Given data ::
+-------+

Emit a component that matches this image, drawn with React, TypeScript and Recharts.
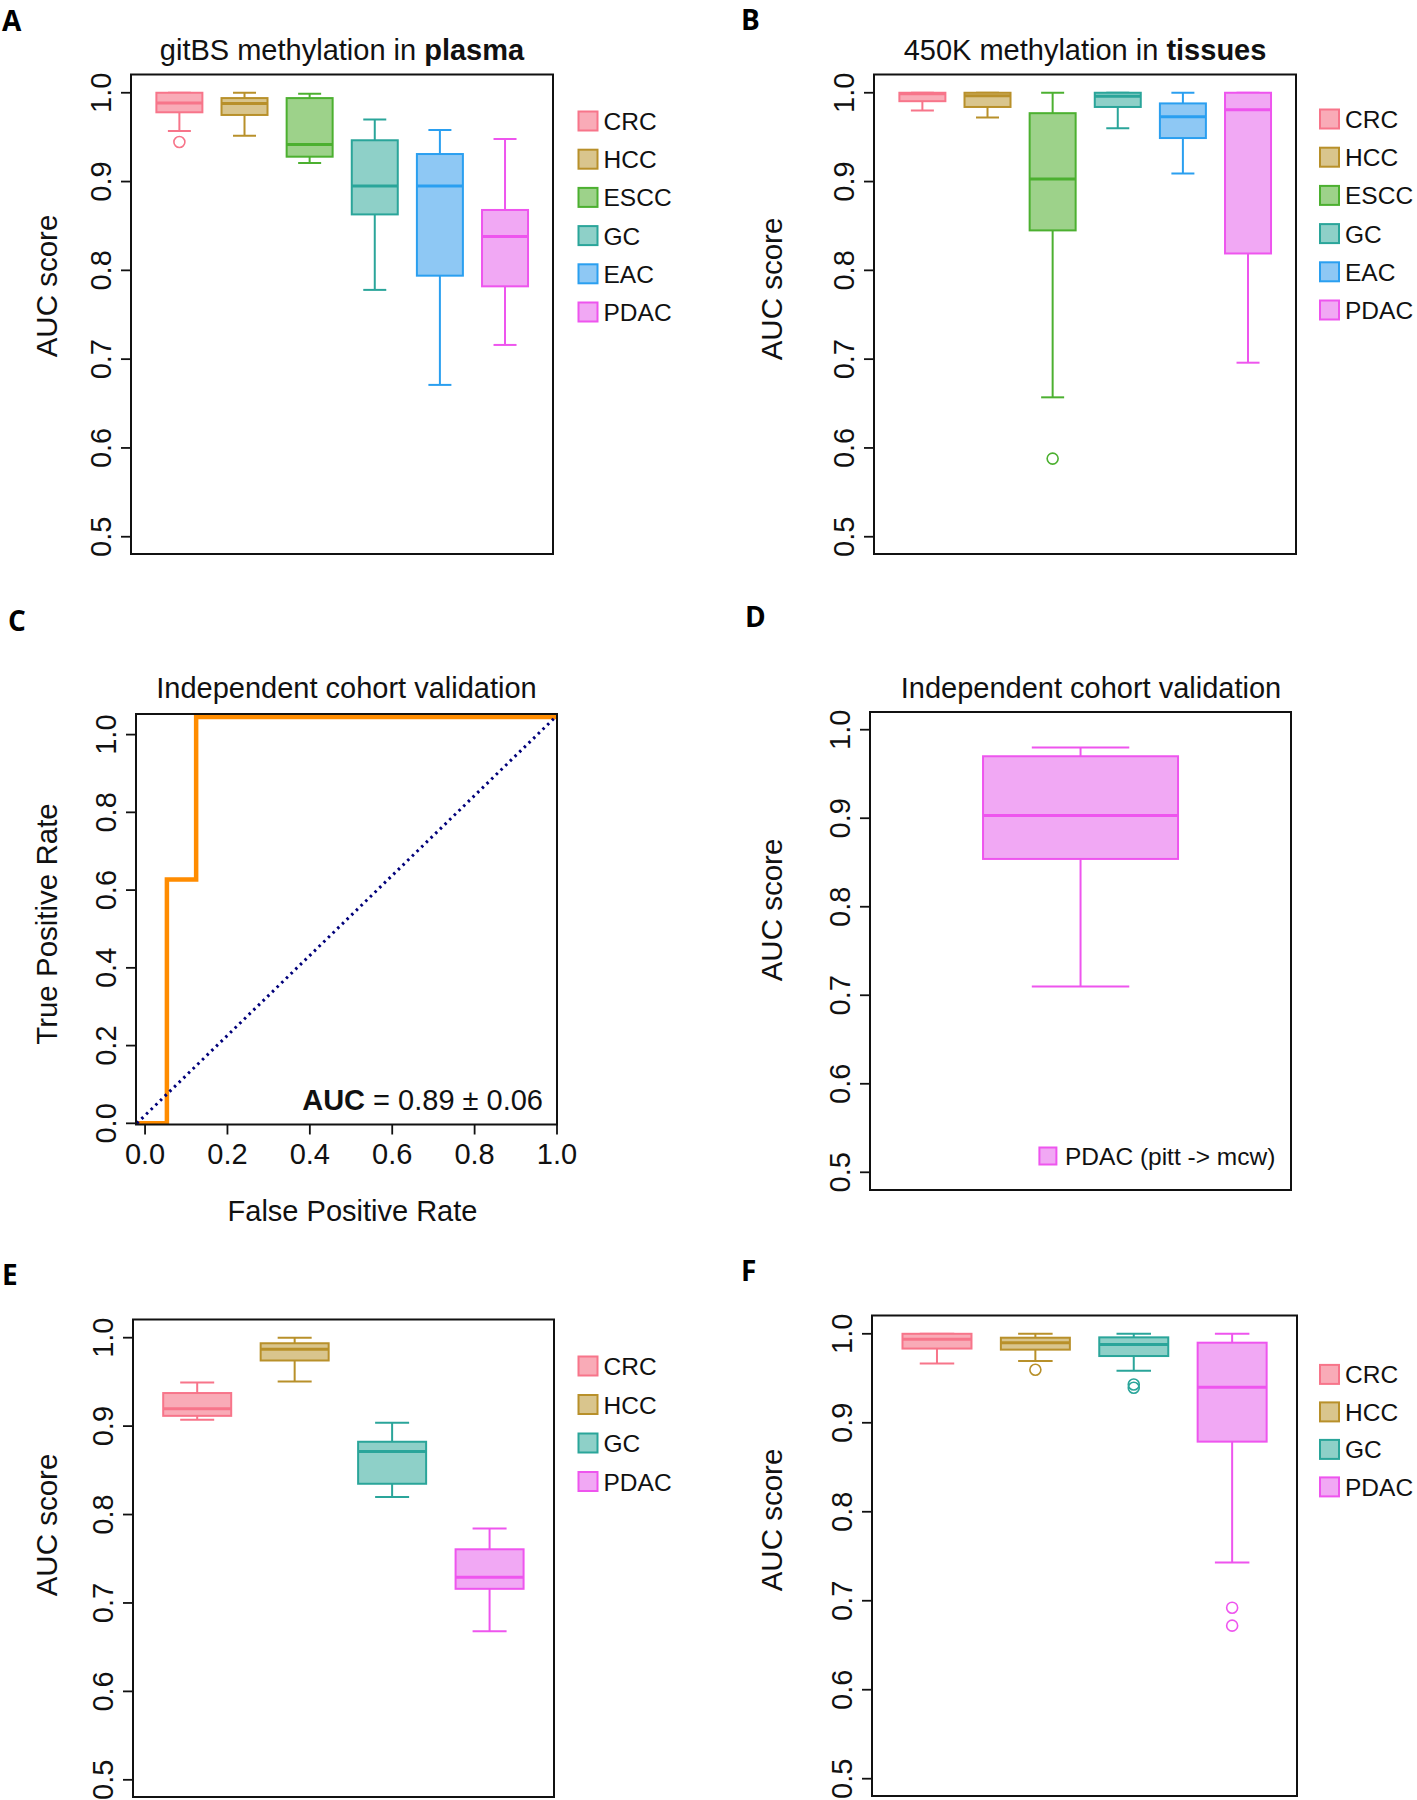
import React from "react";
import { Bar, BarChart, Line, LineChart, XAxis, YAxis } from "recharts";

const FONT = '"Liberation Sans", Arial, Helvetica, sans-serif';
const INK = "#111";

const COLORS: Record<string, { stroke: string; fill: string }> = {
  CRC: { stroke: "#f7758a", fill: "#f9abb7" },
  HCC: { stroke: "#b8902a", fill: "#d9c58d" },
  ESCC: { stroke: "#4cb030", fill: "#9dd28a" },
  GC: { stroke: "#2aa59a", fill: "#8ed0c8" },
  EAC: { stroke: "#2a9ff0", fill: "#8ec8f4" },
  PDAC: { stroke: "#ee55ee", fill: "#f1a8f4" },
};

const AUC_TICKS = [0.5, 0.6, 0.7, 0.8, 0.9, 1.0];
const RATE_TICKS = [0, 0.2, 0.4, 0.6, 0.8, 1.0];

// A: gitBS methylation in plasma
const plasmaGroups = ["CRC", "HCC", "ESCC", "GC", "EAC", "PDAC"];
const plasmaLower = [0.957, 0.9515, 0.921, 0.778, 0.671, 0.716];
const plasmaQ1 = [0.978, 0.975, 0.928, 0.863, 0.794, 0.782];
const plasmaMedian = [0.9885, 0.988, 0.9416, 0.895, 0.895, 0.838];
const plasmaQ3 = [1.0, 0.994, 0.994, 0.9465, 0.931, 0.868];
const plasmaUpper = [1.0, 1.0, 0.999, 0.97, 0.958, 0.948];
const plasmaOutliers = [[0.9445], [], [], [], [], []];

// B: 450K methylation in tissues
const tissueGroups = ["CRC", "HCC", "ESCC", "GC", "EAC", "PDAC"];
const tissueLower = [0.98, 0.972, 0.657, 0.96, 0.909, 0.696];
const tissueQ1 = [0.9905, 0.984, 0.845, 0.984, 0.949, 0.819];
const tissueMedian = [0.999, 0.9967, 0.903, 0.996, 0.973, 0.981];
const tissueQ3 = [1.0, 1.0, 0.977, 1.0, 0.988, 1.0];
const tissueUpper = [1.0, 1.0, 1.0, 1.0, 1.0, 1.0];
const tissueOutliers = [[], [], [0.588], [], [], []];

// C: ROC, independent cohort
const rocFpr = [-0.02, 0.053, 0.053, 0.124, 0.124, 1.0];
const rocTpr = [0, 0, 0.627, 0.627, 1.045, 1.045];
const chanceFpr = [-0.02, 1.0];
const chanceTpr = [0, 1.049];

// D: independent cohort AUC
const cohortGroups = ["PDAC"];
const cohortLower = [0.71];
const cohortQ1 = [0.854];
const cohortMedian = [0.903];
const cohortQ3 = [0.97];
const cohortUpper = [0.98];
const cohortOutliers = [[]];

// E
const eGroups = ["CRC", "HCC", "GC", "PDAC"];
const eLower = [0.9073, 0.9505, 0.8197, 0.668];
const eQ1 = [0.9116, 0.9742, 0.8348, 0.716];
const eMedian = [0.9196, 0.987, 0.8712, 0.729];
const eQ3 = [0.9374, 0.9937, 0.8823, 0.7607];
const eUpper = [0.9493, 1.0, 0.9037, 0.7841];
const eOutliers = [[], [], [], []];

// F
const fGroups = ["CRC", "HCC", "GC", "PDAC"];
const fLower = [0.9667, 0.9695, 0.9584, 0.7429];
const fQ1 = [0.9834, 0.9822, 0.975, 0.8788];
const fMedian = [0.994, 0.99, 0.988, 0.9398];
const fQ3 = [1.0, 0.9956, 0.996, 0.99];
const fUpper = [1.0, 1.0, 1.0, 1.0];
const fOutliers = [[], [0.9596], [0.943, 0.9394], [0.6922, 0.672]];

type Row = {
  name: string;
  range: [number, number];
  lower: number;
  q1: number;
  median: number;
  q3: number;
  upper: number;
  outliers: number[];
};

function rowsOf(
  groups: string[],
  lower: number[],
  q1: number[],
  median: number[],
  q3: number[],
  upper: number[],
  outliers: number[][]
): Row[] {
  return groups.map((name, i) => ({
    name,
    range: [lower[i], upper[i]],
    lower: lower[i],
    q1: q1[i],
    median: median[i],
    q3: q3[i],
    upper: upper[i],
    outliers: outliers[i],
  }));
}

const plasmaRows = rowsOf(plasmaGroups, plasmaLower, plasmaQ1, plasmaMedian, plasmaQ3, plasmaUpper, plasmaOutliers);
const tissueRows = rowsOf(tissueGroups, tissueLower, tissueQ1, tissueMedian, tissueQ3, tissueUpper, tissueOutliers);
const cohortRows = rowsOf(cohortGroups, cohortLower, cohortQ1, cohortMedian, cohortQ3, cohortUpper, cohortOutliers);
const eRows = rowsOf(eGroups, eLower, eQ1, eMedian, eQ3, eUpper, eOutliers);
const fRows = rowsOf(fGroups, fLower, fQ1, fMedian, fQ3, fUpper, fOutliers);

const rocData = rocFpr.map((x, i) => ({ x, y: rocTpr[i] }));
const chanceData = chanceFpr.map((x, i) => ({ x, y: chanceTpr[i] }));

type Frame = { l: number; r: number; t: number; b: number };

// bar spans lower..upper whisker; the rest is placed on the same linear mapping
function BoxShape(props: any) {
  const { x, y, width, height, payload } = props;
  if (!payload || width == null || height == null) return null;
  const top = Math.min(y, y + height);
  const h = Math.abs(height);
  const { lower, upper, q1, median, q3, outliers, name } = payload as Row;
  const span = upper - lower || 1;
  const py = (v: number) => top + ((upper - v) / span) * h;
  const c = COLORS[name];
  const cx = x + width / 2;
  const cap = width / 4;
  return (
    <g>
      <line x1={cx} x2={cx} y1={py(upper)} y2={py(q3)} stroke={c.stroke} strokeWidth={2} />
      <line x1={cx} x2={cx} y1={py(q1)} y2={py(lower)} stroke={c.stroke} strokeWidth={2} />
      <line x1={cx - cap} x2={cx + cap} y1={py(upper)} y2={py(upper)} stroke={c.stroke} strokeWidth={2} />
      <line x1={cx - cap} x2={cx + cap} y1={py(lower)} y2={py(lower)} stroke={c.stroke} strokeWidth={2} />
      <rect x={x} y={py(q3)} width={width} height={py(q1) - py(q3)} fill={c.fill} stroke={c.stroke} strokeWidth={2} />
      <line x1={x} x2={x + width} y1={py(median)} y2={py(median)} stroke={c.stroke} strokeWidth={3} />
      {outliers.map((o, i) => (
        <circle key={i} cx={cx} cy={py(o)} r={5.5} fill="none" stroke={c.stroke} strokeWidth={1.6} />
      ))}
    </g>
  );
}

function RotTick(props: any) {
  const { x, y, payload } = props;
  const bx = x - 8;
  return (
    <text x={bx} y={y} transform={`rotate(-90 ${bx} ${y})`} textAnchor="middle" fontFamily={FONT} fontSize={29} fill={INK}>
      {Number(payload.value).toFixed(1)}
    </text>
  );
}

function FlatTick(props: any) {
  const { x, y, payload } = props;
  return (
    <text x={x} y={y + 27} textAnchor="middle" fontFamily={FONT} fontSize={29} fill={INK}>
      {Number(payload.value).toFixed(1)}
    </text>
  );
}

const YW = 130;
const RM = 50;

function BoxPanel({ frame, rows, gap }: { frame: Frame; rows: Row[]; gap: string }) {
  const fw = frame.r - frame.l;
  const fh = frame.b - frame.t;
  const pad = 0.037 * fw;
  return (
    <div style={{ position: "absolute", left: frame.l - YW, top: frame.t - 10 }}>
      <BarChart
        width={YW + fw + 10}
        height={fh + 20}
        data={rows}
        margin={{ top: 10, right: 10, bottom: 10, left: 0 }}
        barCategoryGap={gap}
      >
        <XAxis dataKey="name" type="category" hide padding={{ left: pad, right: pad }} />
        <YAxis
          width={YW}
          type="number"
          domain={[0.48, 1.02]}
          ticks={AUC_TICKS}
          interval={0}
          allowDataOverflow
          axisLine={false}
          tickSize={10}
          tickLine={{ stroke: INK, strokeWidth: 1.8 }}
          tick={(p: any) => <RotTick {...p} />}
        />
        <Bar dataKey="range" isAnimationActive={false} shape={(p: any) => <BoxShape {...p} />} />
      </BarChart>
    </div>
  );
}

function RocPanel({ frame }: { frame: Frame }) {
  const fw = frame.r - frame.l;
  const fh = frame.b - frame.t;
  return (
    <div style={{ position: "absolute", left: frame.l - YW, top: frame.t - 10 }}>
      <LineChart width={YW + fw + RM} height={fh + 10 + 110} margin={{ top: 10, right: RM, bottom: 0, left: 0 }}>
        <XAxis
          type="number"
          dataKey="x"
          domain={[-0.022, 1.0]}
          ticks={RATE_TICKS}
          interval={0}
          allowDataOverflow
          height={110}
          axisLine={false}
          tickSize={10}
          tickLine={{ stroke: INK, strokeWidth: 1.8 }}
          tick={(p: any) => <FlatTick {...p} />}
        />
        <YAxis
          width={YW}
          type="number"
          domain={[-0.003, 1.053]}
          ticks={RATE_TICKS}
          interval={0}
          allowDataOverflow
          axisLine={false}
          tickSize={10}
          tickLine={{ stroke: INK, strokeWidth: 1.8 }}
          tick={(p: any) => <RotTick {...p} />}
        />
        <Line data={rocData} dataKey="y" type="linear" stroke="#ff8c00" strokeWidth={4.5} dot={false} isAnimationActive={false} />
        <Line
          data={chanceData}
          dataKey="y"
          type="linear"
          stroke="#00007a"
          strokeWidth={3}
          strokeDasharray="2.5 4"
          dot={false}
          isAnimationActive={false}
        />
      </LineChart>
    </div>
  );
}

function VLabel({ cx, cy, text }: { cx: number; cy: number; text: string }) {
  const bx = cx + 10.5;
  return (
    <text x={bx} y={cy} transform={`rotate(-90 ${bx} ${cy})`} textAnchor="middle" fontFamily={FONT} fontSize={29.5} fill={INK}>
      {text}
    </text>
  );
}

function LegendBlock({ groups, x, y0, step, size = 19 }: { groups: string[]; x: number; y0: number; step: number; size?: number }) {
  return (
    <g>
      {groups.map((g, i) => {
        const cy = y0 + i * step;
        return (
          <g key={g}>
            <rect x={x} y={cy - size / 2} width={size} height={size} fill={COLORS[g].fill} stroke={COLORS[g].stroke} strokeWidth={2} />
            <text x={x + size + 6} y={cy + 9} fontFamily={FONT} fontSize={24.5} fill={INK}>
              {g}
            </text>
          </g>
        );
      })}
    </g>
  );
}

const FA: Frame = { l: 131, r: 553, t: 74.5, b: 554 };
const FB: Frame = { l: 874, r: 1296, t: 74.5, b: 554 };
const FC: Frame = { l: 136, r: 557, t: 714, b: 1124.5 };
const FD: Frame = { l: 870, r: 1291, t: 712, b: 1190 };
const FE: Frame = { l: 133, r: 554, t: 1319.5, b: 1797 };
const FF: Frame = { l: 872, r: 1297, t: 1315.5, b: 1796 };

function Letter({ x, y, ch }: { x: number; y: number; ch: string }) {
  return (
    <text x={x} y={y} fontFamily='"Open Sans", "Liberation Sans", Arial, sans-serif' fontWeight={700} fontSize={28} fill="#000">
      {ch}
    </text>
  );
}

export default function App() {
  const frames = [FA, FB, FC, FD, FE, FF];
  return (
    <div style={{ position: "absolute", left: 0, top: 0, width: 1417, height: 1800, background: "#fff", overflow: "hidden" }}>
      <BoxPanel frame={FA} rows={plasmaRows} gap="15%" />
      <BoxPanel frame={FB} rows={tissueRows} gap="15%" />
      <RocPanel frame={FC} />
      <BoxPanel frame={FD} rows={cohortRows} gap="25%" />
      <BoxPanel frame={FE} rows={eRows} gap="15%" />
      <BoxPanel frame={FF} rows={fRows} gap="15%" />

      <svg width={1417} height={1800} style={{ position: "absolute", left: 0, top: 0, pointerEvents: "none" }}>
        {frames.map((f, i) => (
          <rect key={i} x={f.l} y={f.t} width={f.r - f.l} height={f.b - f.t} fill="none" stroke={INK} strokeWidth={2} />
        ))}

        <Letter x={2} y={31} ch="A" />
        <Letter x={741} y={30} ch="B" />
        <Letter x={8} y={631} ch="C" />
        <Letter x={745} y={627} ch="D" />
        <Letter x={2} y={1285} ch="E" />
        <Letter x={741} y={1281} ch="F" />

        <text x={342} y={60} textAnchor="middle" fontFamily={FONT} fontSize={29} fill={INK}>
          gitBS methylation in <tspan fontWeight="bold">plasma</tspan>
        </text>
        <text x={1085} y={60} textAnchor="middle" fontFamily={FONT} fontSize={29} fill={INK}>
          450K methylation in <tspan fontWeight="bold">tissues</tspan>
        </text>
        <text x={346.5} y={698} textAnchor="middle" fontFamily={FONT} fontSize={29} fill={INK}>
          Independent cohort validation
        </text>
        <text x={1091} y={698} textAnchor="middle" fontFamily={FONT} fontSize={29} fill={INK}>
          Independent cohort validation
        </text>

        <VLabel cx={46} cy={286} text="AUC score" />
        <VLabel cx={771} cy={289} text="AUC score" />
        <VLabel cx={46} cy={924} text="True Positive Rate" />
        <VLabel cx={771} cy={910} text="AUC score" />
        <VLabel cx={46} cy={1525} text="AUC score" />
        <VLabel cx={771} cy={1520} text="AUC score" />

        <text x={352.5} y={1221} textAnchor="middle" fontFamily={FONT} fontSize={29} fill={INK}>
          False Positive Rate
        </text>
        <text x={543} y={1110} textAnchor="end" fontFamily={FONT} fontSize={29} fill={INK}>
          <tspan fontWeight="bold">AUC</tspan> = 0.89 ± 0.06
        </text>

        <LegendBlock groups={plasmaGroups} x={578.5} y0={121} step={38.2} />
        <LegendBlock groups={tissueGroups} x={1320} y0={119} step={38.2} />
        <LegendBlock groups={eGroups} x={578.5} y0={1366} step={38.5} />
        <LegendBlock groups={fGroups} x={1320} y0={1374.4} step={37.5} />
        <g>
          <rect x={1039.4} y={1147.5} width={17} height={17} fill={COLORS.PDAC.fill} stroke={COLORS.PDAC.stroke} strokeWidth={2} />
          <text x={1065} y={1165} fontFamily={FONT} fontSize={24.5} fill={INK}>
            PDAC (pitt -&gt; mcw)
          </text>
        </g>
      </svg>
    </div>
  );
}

+-------+

Description of the task :: Leave out the pictures and repeat exactly the lines from the start of the material through the line that contains "const tissueOutliers = [[], [], [0.588], [], [], []];", both included.

The answer ::
Emit a component that matches this image, drawn with React, TypeScript and Recharts.
import React from "react";
import { Bar, BarChart, Line, LineChart, XAxis, YAxis } from "recharts";

const FONT = '"Liberation Sans", Arial, Helvetica, sans-serif';
const INK = "#111";

const COLORS: Record<string, { stroke: string; fill: string }> = {
  CRC: { stroke: "#f7758a", fill: "#f9abb7" },
  HCC: { stroke: "#b8902a", fill: "#d9c58d" },
  ESCC: { stroke: "#4cb030", fill: "#9dd28a" },
  GC: { stroke: "#2aa59a", fill: "#8ed0c8" },
  EAC: { stroke: "#2a9ff0", fill: "#8ec8f4" },
  PDAC: { stroke: "#ee55ee", fill: "#f1a8f4" },
};

const AUC_TICKS = [0.5, 0.6, 0.7, 0.8, 0.9, 1.0];
const RATE_TICKS = [0, 0.2, 0.4, 0.6, 0.8, 1.0];

// A: gitBS methylation in plasma
const plasmaGroups = ["CRC", "HCC", "ESCC", "GC", "EAC", "PDAC"];
const plasmaLower = [0.957, 0.9515, 0.921, 0.778, 0.671, 0.716];
const plasmaQ1 = [0.978, 0.975, 0.928, 0.863, 0.794, 0.782];
const plasmaMedian = [0.9885, 0.988, 0.9416, 0.895, 0.895, 0.838];
const plasmaQ3 = [1.0, 0.994, 0.994, 0.9465, 0.931, 0.868];
const plasmaUpper = [1.0, 1.0, 0.999, 0.97, 0.958, 0.948];
const plasmaOutliers = [[0.9445], [], [], [], [], []];

// B: 450K methylation in tissues
const tissueGroups = ["CRC", "HCC", "ESCC", "GC", "EAC", "PDAC"];
const tissueLower = [0.98, 0.972, 0.657, 0.96, 0.909, 0.696];
const tissueQ1 = [0.9905, 0.984, 0.845, 0.984, 0.949, 0.819];
const tissueMedian = [0.999, 0.9967, 0.903, 0.996, 0.973, 0.981];
const tissueQ3 = [1.0, 1.0, 0.977, 1.0, 0.988, 1.0];
const tissueUpper = [1.0, 1.0, 1.0, 1.0, 1.0, 1.0];
const tissueOutliers = [[], [], [0.588], [], [], []];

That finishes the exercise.